IKEA Offers New Parents Up To Four Months Of Leave

Swedish company IKEA is known for its innovative furniture, but it’s adding a paid parental leave policy to that innovation. The furniture and housewares chain announced that it is offering up to four months of paid parental leave for its U.S. workers, no matter the parent and situation.

A rare move in the retail space, experts are lauding the move as many companies across industries seem to wrestle with the issue. Other industries have already received pressure and changed their policies. Yahoo and Facebook employees receive 16 weeks, Citi and Merrill Lynch workers get 13 weeks, Bain & Co. and Bank of America allow for 12 weeks and Ernst & Young grants a whopping nearly 10 months (39 weeks).

But in the retail sector, it just hasn’t been given as much consideration. And at chains, these type of benefits typically go to the executives and managers.

IKEA’s new parental leave policy is available to U.S. workers, no matter their gender, no matter how they became parents — birth, adoption, foster — and irregardless of if they’re salaried or hourly employees.

For comparison, Walmart offers 90 days of paid maternity leave and just two weeks for paternity or adoption. But this is only for salaried employees.

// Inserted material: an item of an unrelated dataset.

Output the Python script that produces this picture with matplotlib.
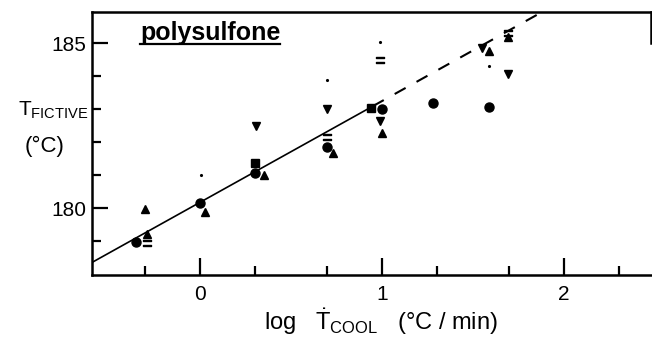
import numpy as np
import matplotlib
matplotlib.use("Agg")
import matplotlib.pyplot as plt

plt.rcParams["font.family"] = ["Liberation Sans", "DejaVu Sans"]
plt.rcParams["mathtext.fontset"] = "custom"
plt.rcParams["mathtext.rm"] = "Liberation Sans"

# fictive temperature (degC) vs log cooling rate (degC/min)
circle_x = [-0.35, 0.00, 0.30, 0.70, 1.00, 1.28, 1.59]
circle_y = [178.97, 180.15, 181.06, 181.85, 183.00, 183.18, 183.06]

square_x = [0.30, 0.94]
square_y = [181.36, 183.03]

tri_up_x = [-0.30, -0.29, 0.03, 0.35, 0.73, 1.00, 1.59, 1.69]
tri_up_y = [179.97, 179.21, 179.88, 181.00, 181.67, 182.27, 184.76, 185.18]

tri_down_x = [0.31, 0.70, 0.99, 1.55, 1.69]
tri_down_y = [182.48, 183.00, 182.64, 184.85, 184.06]

equal_x = [-0.29, 0.70, 0.99, 1.69]
equal_y = [178.94, 182.15, 184.50, 185.30]

faint_x = [0.005, 0.70, 0.99, 1.59]
faint_y = [181.00, 183.88, 185.03, 184.30]

# linear fit: T = intercept + slope * log(rate)
fit_slope = 3.07
fit_intercept = 180.17
fit_solid_end = 0.95

fig = plt.figure(figsize=(6.52, 3.38), dpi=100)
ax = fig.add_axes([0.141, 0.1864, 0.8575, 0.7781])

xs = np.array([-0.6, fit_solid_end])
ax.plot(xs, fit_intercept + fit_slope * xs, color="black", lw=1.2)
xd = np.array([fit_solid_end, 2.5])
ax.plot(xd, fit_intercept + fit_slope * xd, color="black", lw=1.5,
        dashes=(6, 6))

mk = dict(color="black", linestyle="none")
ax.plot(circle_x, circle_y, marker="o", ms=6.5, **mk)
ax.plot(square_x, square_y, marker="s", ms=5.5, **mk)
ax.plot(tri_up_x, tri_up_y, marker="^", ms=5.5, **mk)
ax.plot(tri_down_x, tri_down_y, marker="v", ms=5.5, **mk)
ax.plot(equal_x, equal_y, marker="$=$", ms=6, **mk)
ax.plot(faint_x, faint_y, marker=".", ms=2.5, **mk)

ax.set_xlim(-0.593, 2.478)
ax.set_ylim(177.97, 185.94)

ax.set_xticks([0, 1, 2])
ax.set_xticklabels(["0", "1", "2"])
ax.set_xticks(np.log10([0.5, 2, 5, 20, 50, 200]), minor=True)
ax.set_yticks([180, 185])
ax.set_yticks([179, 181, 182, 183, 184], minor=True)

ax.tick_params(which="both", direction="in", width=1.6, labelsize=15,
               top=False, right=False)
ax.tick_params(axis="x", which="major", length=12, pad=7)
ax.tick_params(axis="x", which="minor", length=6.5)
ax.tick_params(axis="y", which="major", length=11.5, pad=4)
ax.tick_params(axis="y", which="minor", length=6.5)

for side in ["left", "bottom", "top", "right"]:
    ax.spines[side].set_linewidth(1.8)
ax.spines["right"].set_bounds(185.0, 185.94)

title = ax.text(0.086, 0.8935, "polysulfone", transform=ax.transAxes,
                fontsize=18, fontweight="bold", va="baseline", ha="left")
fig.canvas.draw()
bb = title.get_window_extent().transformed(ax.transAxes.inverted())
ax.plot([bb.x0, bb.x1], [bb.y0 + 0.005, bb.y0 + 0.005], color="black",
        lw=1.6, transform=ax.transAxes, clip_on=False)

fig.text(18 / 652, 1 - 110 / 338, r"T$_{\mathrm{FICTIVE}}$", fontsize=15,
         ha="left", va="center")
fig.text(45 / 652, 1 - 146 / 338, "(°C)", fontsize=16, ha="center",
         va="center")
fig.text(381 / 652, 1 - 322 / 338,
         r"log   $\dot{\mathrm{T}}_{\mathrm{COOL}}$   (°C / min)", fontsize=17,
         ha="center", va="center")

fig.savefig("out.png", dpi=100)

In terms of what’s legally mandatory, the Family and Medical Leave Act holds that 12 weeks of maternity leave are allowed, but that’s unpaid and only for full-time workers that have more than 50 employees. And as for how many American workers are allowed to even take a paid option, that’s about 12 percent but plummets to 5 percent when looking at low-wage workers.

The terrible and known irony is that, while a retail employee may be eligible for unpaid FMLA leave, they aren’t able to afford it.

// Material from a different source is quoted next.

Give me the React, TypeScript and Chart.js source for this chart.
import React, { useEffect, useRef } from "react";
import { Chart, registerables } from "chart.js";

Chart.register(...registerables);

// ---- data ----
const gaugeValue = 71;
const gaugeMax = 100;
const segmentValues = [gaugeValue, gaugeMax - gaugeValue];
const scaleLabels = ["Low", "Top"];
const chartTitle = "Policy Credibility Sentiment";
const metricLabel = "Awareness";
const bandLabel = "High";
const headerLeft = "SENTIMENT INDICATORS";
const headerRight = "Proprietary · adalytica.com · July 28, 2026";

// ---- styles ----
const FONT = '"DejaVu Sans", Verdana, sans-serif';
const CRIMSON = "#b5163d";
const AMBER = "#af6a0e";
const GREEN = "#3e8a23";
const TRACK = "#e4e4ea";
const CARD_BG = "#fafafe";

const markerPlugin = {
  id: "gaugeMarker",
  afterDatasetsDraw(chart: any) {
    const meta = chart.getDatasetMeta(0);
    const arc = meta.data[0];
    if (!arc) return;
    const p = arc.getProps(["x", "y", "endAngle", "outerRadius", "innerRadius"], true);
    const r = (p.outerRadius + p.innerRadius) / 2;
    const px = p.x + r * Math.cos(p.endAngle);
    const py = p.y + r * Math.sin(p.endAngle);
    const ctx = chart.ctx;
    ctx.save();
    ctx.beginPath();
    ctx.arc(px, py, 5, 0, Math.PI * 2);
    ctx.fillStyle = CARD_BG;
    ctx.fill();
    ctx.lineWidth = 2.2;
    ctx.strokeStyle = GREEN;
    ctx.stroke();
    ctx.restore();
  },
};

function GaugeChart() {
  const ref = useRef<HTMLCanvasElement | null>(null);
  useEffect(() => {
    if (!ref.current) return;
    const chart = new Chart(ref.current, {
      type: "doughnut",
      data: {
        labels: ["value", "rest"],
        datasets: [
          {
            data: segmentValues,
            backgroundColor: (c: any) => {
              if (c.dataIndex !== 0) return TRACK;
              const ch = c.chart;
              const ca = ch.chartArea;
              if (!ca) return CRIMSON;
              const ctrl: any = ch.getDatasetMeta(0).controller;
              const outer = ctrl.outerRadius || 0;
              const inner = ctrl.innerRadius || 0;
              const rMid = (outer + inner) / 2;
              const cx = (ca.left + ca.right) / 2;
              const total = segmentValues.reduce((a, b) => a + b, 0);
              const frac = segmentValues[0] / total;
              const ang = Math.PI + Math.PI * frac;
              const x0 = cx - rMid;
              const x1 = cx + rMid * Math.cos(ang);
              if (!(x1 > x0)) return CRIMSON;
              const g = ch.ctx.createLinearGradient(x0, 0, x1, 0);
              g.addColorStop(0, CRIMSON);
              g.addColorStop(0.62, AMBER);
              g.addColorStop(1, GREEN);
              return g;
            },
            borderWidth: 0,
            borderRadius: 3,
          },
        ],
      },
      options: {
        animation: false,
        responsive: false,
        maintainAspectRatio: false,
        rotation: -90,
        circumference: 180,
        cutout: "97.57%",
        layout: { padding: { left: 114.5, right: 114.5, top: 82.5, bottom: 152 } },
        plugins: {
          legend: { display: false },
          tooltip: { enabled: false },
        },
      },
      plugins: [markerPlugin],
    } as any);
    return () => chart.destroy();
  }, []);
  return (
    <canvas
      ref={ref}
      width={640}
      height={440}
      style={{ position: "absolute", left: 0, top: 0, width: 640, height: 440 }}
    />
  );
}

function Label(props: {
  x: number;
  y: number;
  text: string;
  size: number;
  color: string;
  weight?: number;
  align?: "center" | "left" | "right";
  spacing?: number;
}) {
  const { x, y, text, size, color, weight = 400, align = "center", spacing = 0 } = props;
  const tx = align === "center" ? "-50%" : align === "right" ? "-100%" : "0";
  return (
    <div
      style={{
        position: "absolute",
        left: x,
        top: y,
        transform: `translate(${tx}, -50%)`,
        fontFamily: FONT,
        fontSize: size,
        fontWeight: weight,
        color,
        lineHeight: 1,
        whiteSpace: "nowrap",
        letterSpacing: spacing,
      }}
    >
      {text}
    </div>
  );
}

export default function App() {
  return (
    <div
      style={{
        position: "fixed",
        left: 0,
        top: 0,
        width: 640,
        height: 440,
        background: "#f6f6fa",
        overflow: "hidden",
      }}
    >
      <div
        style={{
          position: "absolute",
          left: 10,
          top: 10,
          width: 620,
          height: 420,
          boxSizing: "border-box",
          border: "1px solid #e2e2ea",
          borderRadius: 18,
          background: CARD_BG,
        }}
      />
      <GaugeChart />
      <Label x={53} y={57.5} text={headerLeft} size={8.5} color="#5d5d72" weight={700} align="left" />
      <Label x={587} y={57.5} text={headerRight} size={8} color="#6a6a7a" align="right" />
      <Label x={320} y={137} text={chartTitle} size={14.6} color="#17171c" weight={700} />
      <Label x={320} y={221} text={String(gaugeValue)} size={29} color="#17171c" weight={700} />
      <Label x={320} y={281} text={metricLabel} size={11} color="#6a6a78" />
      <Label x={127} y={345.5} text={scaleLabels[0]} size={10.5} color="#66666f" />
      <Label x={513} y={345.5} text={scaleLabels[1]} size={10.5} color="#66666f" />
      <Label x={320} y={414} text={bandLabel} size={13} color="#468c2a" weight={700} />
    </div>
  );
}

So, as IKEA’s new policy rolls out, specific details are dependent on how many years the employee has served. The policy includes allowing workers that have been with the company for more than a year to take up to three months paid leave and receive their entire base wage for the first six weeks. After that, they’ll receive another six weeks at half rate. Employees with at least three years can take four months total and receive 100 percent of the base wage for the first eight weeks and half the wage for the second eight weeks. If more time is needed, the policy includes additional Short-Term Disability for six to eight weeks — no matter how long the employee has been with IKEA.

While this may be an unprecedented and lauded policy addition, the company’s headquarters are, of course, in Sweden, where the country mandates that all employees receive 480 paid days off, no matter if it was a birth or an adoption.